What the exercise asks: Only the lines from the start of the data to the line containing "Chart.register(...registerables);", both included, should be output, exactly and without pictures.

Information shown:
* * *

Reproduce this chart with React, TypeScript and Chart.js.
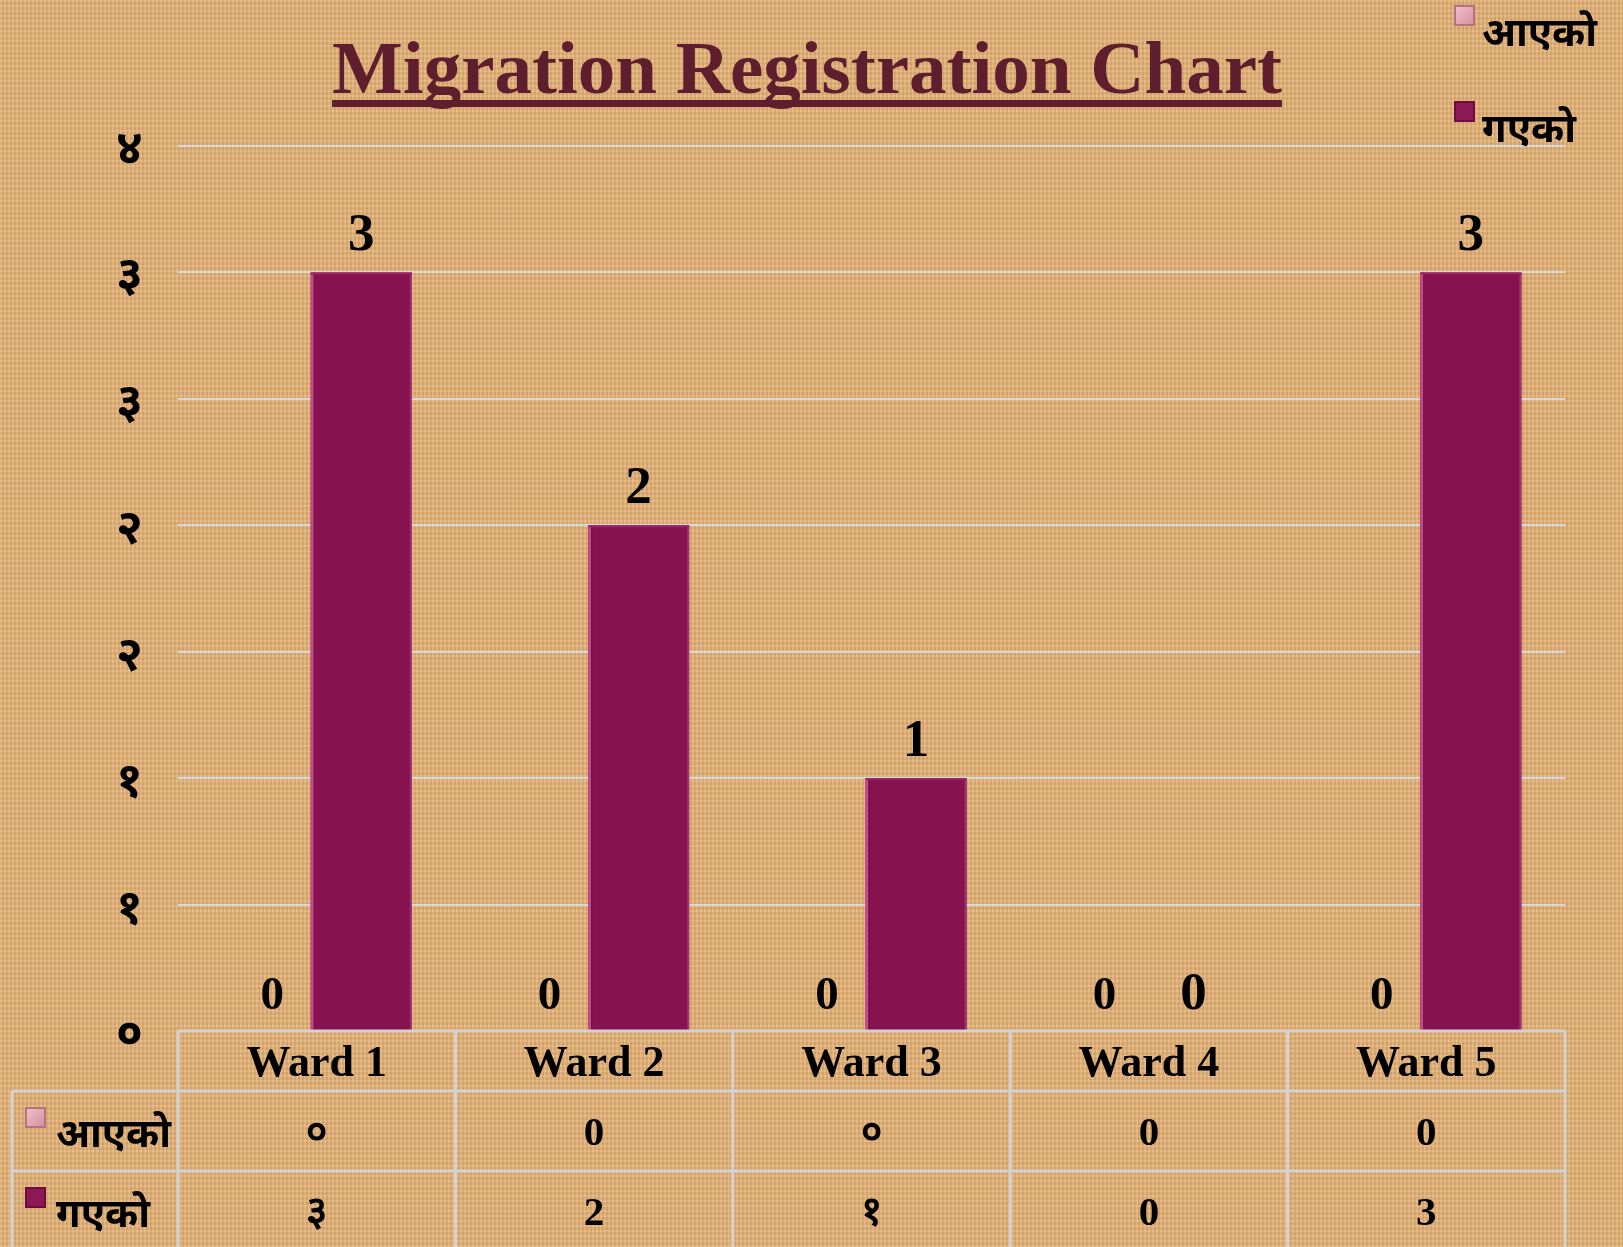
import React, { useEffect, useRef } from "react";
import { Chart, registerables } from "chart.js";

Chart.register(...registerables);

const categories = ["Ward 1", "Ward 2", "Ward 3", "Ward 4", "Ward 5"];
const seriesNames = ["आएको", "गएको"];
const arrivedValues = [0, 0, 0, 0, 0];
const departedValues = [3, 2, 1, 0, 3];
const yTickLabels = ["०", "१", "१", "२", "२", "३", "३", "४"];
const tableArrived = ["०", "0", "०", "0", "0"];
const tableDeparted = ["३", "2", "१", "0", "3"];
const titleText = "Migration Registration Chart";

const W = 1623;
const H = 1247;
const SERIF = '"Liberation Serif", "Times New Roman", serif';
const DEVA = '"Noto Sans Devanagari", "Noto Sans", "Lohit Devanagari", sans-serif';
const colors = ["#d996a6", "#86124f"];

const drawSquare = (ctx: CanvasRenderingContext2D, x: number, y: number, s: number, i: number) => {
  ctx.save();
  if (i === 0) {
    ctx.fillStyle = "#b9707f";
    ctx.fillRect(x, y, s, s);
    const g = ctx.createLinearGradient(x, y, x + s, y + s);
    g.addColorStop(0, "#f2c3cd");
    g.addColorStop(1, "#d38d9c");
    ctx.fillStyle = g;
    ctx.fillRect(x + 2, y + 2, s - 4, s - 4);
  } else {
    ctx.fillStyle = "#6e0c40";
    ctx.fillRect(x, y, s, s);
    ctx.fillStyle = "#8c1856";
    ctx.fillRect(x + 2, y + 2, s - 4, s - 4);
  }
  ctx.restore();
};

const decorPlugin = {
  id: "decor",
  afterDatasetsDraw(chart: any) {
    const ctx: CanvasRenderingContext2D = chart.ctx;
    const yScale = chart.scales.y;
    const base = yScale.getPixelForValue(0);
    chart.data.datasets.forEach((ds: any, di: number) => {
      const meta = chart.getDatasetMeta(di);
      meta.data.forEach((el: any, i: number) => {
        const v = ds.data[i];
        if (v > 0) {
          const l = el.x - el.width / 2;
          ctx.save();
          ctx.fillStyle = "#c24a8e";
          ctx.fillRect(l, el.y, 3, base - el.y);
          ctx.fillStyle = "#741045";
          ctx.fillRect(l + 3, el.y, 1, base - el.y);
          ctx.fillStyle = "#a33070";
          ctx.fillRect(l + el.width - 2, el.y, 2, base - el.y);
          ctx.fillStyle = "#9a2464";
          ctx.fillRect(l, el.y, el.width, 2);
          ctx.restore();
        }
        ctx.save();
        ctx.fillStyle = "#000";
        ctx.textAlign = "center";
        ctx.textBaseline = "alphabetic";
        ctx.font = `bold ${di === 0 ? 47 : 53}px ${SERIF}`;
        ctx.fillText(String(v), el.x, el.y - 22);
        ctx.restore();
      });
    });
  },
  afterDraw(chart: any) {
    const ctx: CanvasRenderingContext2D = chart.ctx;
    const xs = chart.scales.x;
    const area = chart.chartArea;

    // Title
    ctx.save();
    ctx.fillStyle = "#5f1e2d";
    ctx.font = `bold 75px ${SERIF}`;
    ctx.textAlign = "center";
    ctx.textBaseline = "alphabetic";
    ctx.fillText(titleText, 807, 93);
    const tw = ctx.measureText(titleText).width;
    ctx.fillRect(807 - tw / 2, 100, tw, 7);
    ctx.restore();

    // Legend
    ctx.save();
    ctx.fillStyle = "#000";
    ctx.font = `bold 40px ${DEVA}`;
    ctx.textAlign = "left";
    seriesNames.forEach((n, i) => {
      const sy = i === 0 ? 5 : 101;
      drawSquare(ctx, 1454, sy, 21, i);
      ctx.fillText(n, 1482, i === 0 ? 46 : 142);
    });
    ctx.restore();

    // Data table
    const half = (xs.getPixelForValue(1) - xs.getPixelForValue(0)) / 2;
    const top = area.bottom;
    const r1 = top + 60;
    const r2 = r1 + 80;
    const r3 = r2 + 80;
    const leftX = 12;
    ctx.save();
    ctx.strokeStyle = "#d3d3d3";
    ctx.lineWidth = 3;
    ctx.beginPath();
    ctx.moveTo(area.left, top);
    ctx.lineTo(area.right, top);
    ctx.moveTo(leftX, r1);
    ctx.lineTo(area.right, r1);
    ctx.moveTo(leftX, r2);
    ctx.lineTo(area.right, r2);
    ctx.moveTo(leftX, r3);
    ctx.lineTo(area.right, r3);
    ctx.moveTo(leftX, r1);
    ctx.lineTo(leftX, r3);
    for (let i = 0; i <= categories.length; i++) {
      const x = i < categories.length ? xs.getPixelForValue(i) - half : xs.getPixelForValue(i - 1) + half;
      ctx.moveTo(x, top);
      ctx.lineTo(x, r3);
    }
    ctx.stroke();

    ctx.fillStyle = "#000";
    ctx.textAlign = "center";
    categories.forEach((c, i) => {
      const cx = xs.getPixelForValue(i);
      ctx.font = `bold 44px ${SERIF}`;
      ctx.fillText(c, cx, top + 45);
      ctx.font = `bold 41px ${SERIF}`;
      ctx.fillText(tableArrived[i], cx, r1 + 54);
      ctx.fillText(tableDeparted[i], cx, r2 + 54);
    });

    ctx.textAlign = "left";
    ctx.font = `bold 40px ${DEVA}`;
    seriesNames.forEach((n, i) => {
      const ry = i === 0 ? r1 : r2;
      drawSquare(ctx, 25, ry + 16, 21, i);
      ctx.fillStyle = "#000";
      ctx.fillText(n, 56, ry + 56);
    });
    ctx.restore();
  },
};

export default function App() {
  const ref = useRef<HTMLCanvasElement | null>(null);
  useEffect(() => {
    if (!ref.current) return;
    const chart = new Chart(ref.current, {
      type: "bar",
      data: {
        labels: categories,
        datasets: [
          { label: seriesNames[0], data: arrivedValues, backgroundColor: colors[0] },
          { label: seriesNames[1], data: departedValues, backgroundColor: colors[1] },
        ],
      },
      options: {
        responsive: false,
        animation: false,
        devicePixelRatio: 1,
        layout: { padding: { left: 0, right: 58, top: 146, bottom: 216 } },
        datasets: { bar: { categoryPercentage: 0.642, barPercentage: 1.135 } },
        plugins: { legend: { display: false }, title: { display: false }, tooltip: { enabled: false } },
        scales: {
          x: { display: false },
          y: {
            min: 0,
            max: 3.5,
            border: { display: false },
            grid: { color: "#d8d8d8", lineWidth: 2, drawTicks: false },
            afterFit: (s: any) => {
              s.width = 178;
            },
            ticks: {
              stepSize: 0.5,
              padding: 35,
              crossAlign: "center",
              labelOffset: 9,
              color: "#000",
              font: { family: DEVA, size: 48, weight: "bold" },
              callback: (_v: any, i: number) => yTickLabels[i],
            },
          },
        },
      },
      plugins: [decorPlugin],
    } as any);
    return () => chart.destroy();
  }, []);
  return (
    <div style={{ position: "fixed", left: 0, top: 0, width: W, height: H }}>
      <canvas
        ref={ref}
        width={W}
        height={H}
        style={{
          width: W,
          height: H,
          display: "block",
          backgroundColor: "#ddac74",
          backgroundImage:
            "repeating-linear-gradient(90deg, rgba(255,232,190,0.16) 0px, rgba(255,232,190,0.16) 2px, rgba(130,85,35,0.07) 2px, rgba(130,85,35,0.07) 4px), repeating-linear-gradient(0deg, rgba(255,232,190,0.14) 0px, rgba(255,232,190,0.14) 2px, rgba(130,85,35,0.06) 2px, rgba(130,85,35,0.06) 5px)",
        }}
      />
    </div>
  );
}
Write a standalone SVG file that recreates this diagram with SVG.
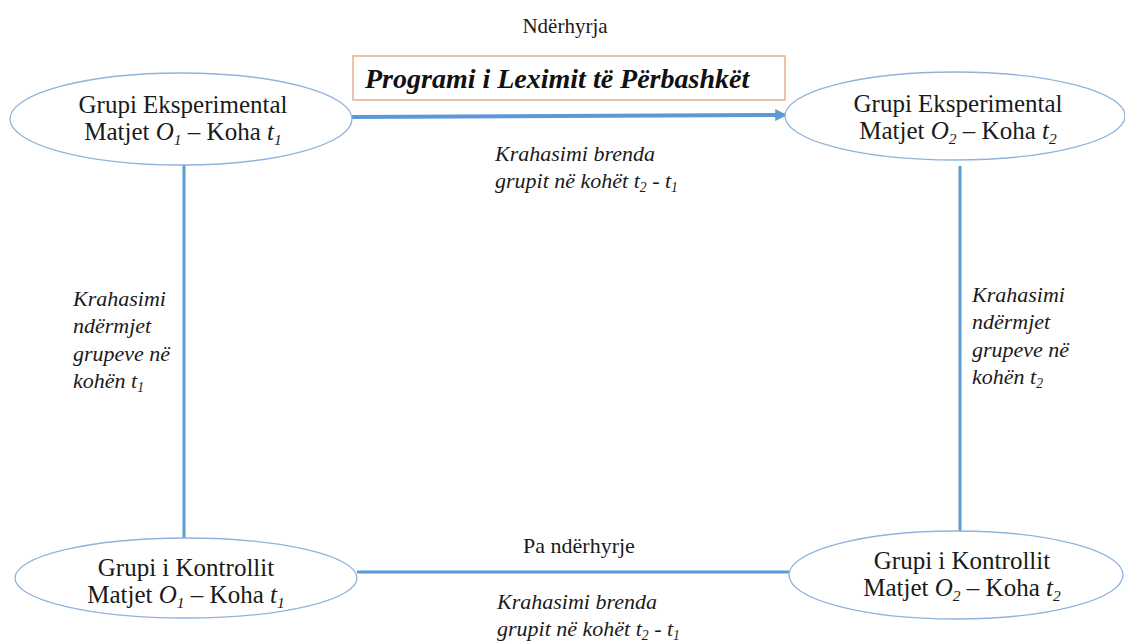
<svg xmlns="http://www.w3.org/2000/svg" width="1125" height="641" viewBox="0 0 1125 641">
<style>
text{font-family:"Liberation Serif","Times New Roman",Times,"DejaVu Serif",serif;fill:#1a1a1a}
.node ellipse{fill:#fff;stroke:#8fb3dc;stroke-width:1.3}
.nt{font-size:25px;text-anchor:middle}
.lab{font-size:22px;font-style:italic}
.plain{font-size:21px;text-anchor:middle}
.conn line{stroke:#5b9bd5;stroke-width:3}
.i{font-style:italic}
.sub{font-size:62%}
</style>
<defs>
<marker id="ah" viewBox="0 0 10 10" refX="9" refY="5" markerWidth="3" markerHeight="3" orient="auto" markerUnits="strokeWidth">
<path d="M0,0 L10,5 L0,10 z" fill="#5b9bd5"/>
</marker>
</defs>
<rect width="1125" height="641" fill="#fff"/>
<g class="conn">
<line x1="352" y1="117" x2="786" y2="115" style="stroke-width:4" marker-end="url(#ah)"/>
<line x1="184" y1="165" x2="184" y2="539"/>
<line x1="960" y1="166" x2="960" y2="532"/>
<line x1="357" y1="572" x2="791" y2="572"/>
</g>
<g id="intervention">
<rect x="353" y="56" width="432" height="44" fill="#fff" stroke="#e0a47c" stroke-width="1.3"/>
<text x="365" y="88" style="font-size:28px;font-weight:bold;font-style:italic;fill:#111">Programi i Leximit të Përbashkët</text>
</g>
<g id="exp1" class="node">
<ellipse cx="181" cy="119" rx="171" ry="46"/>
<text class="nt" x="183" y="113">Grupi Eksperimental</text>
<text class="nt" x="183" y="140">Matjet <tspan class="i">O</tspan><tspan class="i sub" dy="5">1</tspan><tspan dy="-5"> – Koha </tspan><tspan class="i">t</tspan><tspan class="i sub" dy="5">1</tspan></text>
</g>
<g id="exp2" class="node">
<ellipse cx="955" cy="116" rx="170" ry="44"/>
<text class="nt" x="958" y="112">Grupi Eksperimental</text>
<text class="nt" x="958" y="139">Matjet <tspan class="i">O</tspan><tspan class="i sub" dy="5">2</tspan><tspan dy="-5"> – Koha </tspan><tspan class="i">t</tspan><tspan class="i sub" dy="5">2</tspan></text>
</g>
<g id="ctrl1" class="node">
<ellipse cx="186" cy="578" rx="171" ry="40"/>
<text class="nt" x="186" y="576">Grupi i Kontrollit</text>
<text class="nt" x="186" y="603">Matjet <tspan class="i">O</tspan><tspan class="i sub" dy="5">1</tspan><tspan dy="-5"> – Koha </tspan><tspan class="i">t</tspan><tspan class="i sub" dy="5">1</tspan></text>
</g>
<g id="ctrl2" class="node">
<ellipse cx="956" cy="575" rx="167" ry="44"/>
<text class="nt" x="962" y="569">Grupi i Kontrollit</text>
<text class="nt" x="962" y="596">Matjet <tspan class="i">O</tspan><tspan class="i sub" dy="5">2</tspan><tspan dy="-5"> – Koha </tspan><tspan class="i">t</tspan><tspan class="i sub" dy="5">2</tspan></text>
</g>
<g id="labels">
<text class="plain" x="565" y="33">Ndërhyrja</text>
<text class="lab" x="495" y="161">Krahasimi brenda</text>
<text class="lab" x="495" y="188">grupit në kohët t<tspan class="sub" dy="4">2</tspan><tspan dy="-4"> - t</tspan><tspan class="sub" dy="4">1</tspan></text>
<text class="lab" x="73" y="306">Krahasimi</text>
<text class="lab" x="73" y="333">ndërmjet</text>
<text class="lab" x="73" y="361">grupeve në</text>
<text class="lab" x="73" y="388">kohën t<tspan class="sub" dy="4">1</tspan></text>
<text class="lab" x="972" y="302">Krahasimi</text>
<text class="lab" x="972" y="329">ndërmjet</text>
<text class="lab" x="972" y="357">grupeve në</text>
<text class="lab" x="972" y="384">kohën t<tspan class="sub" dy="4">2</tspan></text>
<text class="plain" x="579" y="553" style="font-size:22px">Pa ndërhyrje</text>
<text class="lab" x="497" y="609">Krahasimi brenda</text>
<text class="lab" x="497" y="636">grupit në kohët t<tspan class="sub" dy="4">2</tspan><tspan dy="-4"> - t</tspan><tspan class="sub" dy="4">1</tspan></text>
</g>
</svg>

* * *

Exercise output:
Reproduce this chart with React, TypeScript and Chart.js.
import React, { useEffect, useRef } from "react";
import { Chart, registerables } from "chart.js";

Chart.register(...registerables);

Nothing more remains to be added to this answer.